Some of the major themes of the movie focus on the challenges of grief, colorism and an issue that afflicts many families: addiction. Rowell said she has witnessed the harm of addiction through the loss of her nephew and by watching others struggle with it when she was in foster care. Her previous projects have also grappled with addiction, including her 2019 movie “Jacqueline and Jilly,” on BET and ALLBLK.
Illustrated by Delores’s character with her own addiction with gambling, Rowell said addicts can’t be forced into recovery but a loved one can provide support and a listening ear, like Delores’ family in the movie.
“It’s hard for people to talk about these personal matters, because we feel that it should be kept quiet and kept private,” Rowell said. “But we’re as sick as our secrets. And so, it’s very important that we allow a safe space to talk about mental illness.”

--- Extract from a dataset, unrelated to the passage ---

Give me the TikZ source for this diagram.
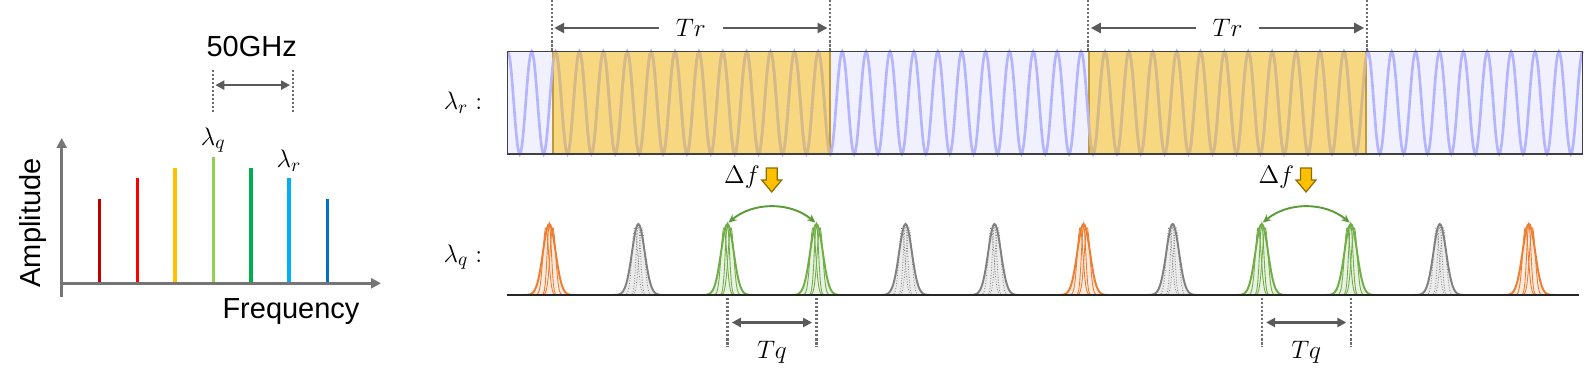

With humorous and heartfelt moments, the movie also touches on some positive life changes, like finding love again, mending broken relationships and forgiving others. Rowell, whose entertainment career spans almost 50 years, said she also wanted to create more representation for more people who look like her. That’s why in many of her works, including “Blackjack Christmas,” she focuses on Black women as central characters and shares their experiences.
“It’s important to me to see… Black producers, in newsrooms, on networks, broadcast — not only on camera, but behind it,” Rowell said. “And so, I will continue to create content that features and profiles people of color, especially African Americans.”
Since its release, Rowell said the movie has garnered positive feedback from groups like book clubs and sororities, which she calls “incredible.” With its PG rating, Rowell said her film also invites both older and younger audiences, with some viewers having already suggested a sequel.
“This is such a Christmas movie and people are watching it again and again,” Rowell said.